**Your objective:**
Using the material below, repeat exactly the lines from the one with "Give me the" through the one with "1.15, 1.2, 1.25];", ends included, without any images.

**Working data:**
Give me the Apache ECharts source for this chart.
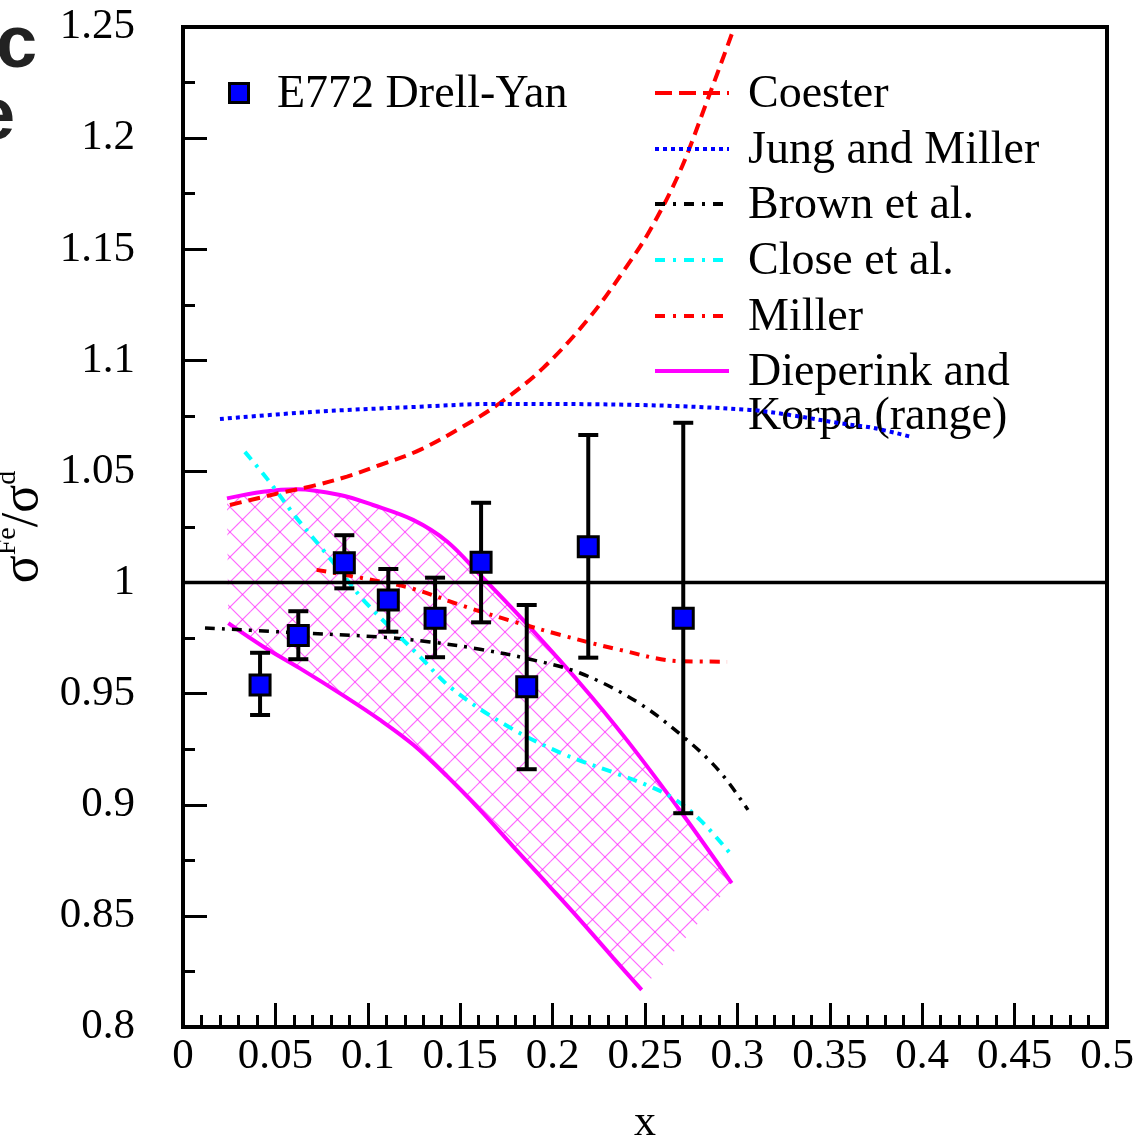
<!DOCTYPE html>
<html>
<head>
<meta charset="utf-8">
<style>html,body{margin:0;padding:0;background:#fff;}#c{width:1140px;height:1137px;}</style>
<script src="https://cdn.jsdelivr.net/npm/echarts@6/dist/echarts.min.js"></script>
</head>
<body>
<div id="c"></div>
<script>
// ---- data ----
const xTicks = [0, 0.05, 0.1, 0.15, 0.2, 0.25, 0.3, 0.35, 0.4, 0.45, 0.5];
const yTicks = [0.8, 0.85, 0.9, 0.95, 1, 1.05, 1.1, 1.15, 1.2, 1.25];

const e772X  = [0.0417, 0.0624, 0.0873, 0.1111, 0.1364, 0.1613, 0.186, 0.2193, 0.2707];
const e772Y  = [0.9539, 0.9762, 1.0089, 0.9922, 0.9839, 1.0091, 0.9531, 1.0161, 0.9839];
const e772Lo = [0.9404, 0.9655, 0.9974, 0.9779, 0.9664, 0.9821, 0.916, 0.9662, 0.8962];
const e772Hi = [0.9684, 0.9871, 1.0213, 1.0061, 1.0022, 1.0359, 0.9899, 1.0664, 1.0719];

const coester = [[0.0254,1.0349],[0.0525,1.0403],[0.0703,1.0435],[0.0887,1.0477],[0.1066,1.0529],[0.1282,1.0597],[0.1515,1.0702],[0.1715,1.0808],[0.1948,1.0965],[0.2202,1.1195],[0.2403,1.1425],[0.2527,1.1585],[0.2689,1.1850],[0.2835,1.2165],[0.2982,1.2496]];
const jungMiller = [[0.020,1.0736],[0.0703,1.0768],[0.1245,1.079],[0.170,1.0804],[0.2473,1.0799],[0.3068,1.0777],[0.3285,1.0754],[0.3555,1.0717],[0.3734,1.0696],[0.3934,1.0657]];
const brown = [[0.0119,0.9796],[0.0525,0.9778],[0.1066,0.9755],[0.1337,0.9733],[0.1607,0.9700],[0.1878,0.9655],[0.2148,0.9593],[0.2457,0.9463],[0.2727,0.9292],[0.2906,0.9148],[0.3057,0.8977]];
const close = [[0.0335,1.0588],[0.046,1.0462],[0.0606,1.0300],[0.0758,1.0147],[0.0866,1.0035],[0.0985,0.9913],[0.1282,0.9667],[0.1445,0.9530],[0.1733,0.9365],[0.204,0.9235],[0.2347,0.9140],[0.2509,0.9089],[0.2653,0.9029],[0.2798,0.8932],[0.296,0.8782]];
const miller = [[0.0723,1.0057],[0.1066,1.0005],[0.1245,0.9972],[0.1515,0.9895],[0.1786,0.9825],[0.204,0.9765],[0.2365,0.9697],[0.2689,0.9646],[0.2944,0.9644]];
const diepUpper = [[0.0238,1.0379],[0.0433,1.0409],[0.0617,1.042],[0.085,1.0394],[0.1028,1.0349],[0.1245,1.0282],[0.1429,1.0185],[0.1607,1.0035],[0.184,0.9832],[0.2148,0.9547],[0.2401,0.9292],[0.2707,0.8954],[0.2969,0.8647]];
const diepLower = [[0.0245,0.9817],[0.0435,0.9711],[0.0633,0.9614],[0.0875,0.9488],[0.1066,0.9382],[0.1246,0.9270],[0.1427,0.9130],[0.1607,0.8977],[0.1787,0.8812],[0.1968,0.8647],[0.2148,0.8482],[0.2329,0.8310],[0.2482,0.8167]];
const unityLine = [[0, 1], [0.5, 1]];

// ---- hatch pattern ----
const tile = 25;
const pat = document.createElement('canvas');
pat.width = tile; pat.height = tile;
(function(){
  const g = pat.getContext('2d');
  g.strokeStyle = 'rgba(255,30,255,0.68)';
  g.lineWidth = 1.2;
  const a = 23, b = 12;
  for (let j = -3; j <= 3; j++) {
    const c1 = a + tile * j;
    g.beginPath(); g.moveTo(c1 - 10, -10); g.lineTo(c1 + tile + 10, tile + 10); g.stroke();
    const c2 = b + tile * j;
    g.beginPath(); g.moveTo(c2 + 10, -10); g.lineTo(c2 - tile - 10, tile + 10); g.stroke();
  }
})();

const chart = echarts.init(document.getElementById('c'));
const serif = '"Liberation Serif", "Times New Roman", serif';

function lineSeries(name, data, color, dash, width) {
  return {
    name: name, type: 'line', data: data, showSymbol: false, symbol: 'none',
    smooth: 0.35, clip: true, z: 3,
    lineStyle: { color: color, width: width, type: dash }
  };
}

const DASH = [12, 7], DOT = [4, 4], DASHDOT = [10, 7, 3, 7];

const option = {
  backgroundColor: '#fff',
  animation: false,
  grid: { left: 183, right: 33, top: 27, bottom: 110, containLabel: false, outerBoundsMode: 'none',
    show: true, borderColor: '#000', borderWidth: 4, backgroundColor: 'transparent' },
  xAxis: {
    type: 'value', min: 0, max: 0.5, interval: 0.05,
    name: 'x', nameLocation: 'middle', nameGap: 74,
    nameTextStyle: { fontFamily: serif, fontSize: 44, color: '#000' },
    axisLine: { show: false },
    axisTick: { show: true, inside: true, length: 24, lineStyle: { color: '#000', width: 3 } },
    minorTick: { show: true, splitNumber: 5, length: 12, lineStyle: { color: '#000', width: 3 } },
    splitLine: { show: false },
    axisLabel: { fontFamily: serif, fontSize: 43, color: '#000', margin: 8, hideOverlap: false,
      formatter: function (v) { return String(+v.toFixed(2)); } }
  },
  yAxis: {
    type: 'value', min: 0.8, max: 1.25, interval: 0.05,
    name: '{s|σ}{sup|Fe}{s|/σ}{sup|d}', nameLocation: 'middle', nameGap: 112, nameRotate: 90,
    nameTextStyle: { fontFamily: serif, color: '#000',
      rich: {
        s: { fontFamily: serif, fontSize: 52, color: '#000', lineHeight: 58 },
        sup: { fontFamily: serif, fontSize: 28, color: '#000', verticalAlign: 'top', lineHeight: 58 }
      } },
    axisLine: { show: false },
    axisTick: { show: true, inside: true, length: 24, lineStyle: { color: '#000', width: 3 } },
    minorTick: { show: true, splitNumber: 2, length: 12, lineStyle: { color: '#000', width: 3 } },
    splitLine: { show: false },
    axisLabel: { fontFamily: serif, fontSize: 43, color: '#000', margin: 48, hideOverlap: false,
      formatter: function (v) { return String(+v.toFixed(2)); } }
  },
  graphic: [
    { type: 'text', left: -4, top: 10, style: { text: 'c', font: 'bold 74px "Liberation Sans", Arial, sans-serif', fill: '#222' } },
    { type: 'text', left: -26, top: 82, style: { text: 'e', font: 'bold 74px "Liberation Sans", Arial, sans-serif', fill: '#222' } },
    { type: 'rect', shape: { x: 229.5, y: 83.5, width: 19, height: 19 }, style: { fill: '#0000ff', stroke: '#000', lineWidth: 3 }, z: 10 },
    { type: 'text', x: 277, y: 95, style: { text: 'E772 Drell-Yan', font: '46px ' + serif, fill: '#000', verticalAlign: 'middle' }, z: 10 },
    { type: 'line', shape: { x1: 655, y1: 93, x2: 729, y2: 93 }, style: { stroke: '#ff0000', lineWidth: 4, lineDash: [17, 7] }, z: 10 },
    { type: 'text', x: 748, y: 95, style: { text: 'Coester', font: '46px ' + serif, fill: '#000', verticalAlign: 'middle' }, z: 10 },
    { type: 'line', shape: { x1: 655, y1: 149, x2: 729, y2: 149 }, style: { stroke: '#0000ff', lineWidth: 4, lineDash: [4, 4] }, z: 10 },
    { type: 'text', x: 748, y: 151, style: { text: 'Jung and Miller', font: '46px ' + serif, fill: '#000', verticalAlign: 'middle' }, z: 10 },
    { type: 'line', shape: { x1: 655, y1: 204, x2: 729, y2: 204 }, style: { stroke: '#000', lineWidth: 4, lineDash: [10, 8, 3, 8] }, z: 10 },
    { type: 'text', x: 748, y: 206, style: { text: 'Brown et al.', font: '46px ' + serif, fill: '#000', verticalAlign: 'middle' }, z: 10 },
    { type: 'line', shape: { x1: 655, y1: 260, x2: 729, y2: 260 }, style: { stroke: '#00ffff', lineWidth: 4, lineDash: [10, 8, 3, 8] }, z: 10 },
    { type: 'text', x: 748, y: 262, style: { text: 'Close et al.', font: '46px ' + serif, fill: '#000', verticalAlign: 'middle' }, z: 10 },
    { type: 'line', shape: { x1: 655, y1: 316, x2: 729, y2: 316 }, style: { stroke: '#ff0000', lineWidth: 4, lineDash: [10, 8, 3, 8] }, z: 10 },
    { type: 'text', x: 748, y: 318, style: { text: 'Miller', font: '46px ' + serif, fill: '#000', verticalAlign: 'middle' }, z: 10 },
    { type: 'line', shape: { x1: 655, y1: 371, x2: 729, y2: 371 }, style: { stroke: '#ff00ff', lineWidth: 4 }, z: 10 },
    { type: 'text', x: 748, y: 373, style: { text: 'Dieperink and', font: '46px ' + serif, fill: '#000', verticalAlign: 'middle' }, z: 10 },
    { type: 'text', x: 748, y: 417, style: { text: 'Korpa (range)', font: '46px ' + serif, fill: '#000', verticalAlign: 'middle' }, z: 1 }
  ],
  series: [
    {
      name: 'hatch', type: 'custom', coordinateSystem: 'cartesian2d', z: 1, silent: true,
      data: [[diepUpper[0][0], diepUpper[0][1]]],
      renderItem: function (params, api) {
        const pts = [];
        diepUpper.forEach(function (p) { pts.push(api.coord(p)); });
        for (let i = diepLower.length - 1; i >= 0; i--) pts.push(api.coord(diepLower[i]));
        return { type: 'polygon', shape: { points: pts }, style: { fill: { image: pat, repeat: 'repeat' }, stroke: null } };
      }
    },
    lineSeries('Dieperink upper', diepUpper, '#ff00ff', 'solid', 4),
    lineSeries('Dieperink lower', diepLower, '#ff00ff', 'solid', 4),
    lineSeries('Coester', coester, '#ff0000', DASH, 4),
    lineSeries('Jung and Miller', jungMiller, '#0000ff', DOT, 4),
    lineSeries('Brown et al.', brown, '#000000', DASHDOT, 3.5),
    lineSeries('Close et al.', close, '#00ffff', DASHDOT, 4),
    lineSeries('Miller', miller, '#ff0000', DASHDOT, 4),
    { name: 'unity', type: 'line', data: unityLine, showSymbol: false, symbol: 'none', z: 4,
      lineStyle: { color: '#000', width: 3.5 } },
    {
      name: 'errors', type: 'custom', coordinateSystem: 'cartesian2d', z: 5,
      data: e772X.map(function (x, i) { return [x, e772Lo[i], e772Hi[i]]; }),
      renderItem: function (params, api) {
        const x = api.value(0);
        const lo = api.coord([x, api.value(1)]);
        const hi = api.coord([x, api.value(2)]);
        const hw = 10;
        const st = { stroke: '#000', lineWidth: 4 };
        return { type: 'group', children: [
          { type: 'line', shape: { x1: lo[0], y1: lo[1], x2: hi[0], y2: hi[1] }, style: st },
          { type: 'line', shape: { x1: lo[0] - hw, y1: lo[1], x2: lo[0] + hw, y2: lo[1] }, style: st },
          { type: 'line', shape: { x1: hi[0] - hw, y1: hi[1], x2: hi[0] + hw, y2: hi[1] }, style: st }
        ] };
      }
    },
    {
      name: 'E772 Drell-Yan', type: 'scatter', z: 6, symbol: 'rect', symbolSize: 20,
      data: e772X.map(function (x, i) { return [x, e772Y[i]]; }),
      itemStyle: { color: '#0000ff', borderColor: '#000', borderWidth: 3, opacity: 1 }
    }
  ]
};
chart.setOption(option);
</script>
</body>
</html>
* * *
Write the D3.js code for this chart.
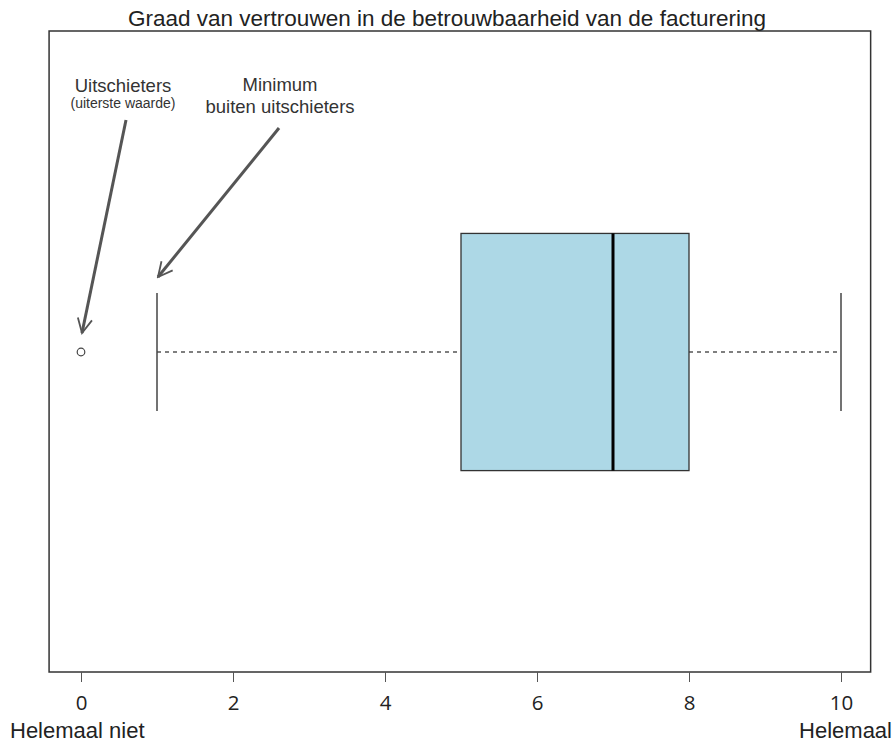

**Solution:**
Give me the Apache ECharts source for this chart.
<!DOCTYPE html>
<html>
<head>
<meta charset="utf-8">
<style>html,body{margin:0;padding:0;background:#fff;}#c{width:1140px;height:1137px;}</style>
<script src="https://cdn.jsdelivr.net/npm/echarts@6/dist/echarts.min.js"></script>
</head>
<body>
<div id="c"></div>
<script>
// ---- data ----
const xTicks = [0, 0.05, 0.1, 0.15, 0.2, 0.25, 0.3, 0.35, 0.4, 0.45, 0.5];
const yTicks = [0.8, 0.85, 0.9, 0.95, 1, 1.05, 1.1, 1.15, 1.2, 1.25];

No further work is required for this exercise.